Many therapists, however well-intentioned, bring their own assumptions about what relationships should look like into the room. CNM and polyamorous clients frequently report experiences of being subtly pathologised, having their relationship structure treated as the problem rather than the context, or receiving advice that quietly steers them back toward monogamy. This is not neutral. It is harmful. I offer explicitly non-judgmental, relationship-structure-affirming support designed to help you be understood and respected. You will benefit from a space where your way of loving is accepted, with a focus on equipping you with effective strategies to build and maintain satisfying relationships. How you love and connect is not up for debate. What we work on together is how to do it well.
There is genuinely rich and multifaceted work to be done. Ethical non-monogamy offers exceptional possibilities, deep intimacy across multiple connections, intentional relationship design, and communities built on radical honesty, but it also asks a great deal of the people within them. Therapy can help you develop regular, precise communication skills, learn to negotiate boundaries over time, and address emotions like jealousy with customised tools. I guide you in consciously managing time, energy, and emotional labour across multiple partnerships - building competencies that monogamous frameworks usually don't teach.
There are also internal landscapes to tend. These include feelings of inadequacy or comparison, the "compare and despair" spiral. You may have questions about your place in a relationship hierarchy and whether that fits your needs. There can be unique grief when a relationship ends within a network where other connections continue. People coming to CNM later in life might also face issues about identity or manage it with a partner who is less invested. None of these experiences means something is wrong with you or your relationship structure. They are part of the ongoing work of loving people well.

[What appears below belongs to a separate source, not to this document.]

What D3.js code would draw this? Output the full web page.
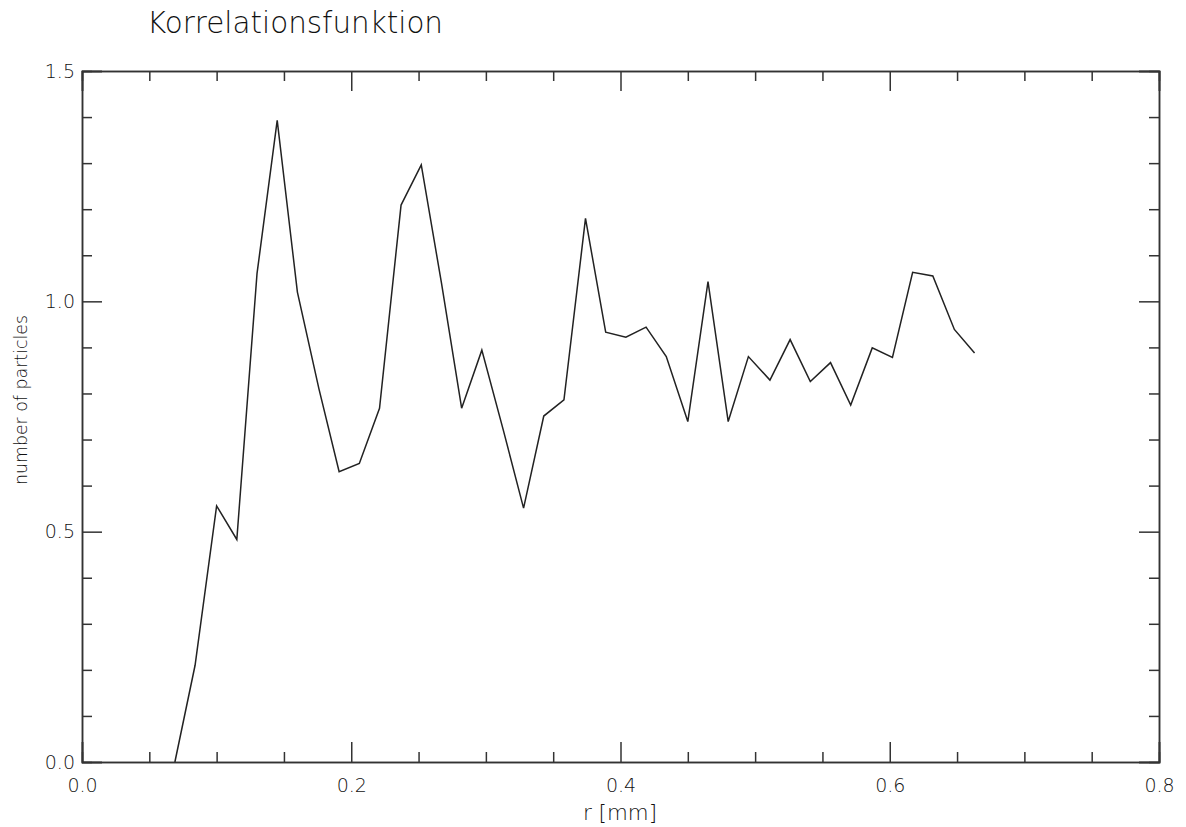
<!DOCTYPE html>
<html>
<head>
<meta charset="utf-8">
<script src="https://cdn.jsdelivr.net/npm/d3@7"></script>
<style>
  body { margin: 0; background: #fff; }
  text { font-family: "DejaVu Sans", sans-serif; font-weight: 200; fill: #111; }
</style>
</head>
<body>
<svg id="chart" width="1186" height="827"></svg>
<script>
// r positions of the bins [mm]
var rValues = [0.069, 0.084, 0.100, 0.115, 0.130, 0.145, 0.160, 0.176, 0.191, 0.206,
  0.221, 0.237, 0.252, 0.267, 0.282, 0.297, 0.313, 0.328, 0.343, 0.358,
  0.374, 0.389, 0.404, 0.419, 0.434, 0.450, 0.465, 0.480, 0.495, 0.511,
  0.526, 0.541, 0.556, 0.571, 0.587, 0.602, 0.617, 0.632, 0.648, 0.663]

// correlation values
var gValues = [0.0, 0.21, 0.556, 0.483, 1.06, 1.393, 1.02, 0.81, 0.63, 0.648,
  0.768, 1.209, 1.296, 1.04, 0.768, 0.894, 0.72, 0.551, 0.751, 0.786,
  1.18, 0.933, 0.922, 0.944, 0.88, 0.739, 1.043, 0.739, 0.88, 0.829,
  0.917, 0.826, 0.867, 0.775, 0.899, 0.878, 1.063, 1.055, 0.939, 0.888]

var xMajor = [0.0, 0.2, 0.4, 0.6, 0.8]
var xMinor = [0.05, 0.1, 0.15, 0.25, 0.3, 0.35, 0.45, 0.5, 0.55, 0.65, 0.7, 0.75]
var yMajor = [0.0, 0.5, 1.0, 1.5]
var yMinor = [0.1, 0.2, 0.3, 0.4, 0.6, 0.7, 0.8, 0.9, 1.1, 1.2, 1.3, 1.4]

var margin = {top: 71, right: 27, bottom: 65, left: 82},
  w = 1186 - margin.left - margin.right,
  h = 827 - margin.top - margin.bottom;

var svg = d3.select('#chart')
var g = svg.append('g')
  .attr('transform', `translate(${margin.left},${margin.top})`)

const x_scale = d3.scaleLinear().domain([0, 0.8]).range([0, w])
const y_scale = d3.scaleLinear().domain([0, 1.5]).range([h, 0])

var axisColor = '#333'
var textColor = '#111'

function styleAxis(sel){
  sel.select('.domain').attr('stroke', axisColor).attr('stroke-width', 1.5)
  sel.selectAll('.tick line').attr('stroke', axisColor).attr('stroke-width', 1.5)
  sel.selectAll('.tick text')
    .attr('font-size', 19)
    .attr('fill', textColor)
}

// bottom axis, ticks pointing inward
g.append('g')
  .attr('transform', `translate(0,${h})`)
  .call(d3.axisBottom(x_scale).tickValues(xMinor).tickSize(-10).tickFormat(''))
  .call(styleAxis)
g.append('g')
  .attr('transform', `translate(0,${h})`)
  .call(d3.axisBottom(x_scale).tickValues(xMajor).tickSize(-20).tickPadding(17)
    .tickFormat(d3.format('.1f')))
  .call(styleAxis)

// top axis
g.append('g')
  .call(d3.axisTop(x_scale).tickValues(xMinor).tickSize(-10).tickFormat(''))
  .call(styleAxis)
g.append('g')
  .call(d3.axisTop(x_scale).tickValues(xMajor).tickSize(-20).tickFormat(''))
  .call(styleAxis)

// left axis
g.append('g')
  .call(d3.axisLeft(y_scale).tickValues(yMinor).tickSize(-10).tickFormat(''))
  .call(styleAxis)
g.append('g')
  .call(d3.axisLeft(y_scale).tickValues(yMajor).tickSize(-20).tickPadding(7)
    .tickFormat(d3.format('.1f')))
  .call(styleAxis)

// right axis
g.append('g')
  .attr('transform', `translate(${w},0)`)
  .call(d3.axisRight(y_scale).tickValues(yMinor).tickSize(-10).tickFormat(''))
  .call(styleAxis)
g.append('g')
  .attr('transform', `translate(${w},0)`)
  .call(d3.axisRight(y_scale).tickValues(yMajor).tickSize(-20).tickFormat(''))
  .call(styleAxis)

// the curve
var line = d3.line()
  .x(function(d, i){ return x_scale(rValues[i]) })
  .y(function(d){ return y_scale(d) })

g.append('path')
  .datum(gValues)
  .attr('d', line)
  .attr('fill', 'none')
  .attr('stroke', '#222')
  .attr('stroke-width', 1.5)

// title
svg.append('text')
  .attr('x', 147)
  .attr('y', 33)
  .attr('font-size', 30)
  .attr('textLength', 296)
  .attr('lengthAdjust', 'spacingAndGlyphs')
  .attr('fill', textColor)
  .text('Korrelationsfunktion')

// x label
svg.append('text')
  .attr('x', 620)
  .attr('y', 820)
  .attr('text-anchor', 'middle')
  .attr('font-size', 21)
  .attr('textLength', 74)
  .attr('lengthAdjust', 'spacingAndGlyphs')
  .attr('fill', textColor)
  .text('r [mm]')

// y label
svg.append('text')
  .attr('transform', `translate(27,400) rotate(-90)`)
  .attr('text-anchor', 'middle')
  .attr('font-size', 18)
  .attr('textLength', 170)
  .attr('lengthAdjust', 'spacingAndGlyphs')
  .attr('fill', textColor)
  .text('number of particles')
</script>
</body>
</html>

I work with individuals, couples, and relationship dynamics, whether that means a solo session to untangle your own feelings, a joint session with one or more partners, or support for a wider polycule navigating a particular challenge together. My approach focuses on strengthening your communication, deepening your self-understanding, managing complex feelings, and providing actionable tools tailored to your relationships. The goal is always the same: to help you build connections that are genuinely authentic and sustainable, on your own terms, not anyone else's.
There is no single right way to love. But there are ways of loving that are more conscious, more connected, and more fulfilling.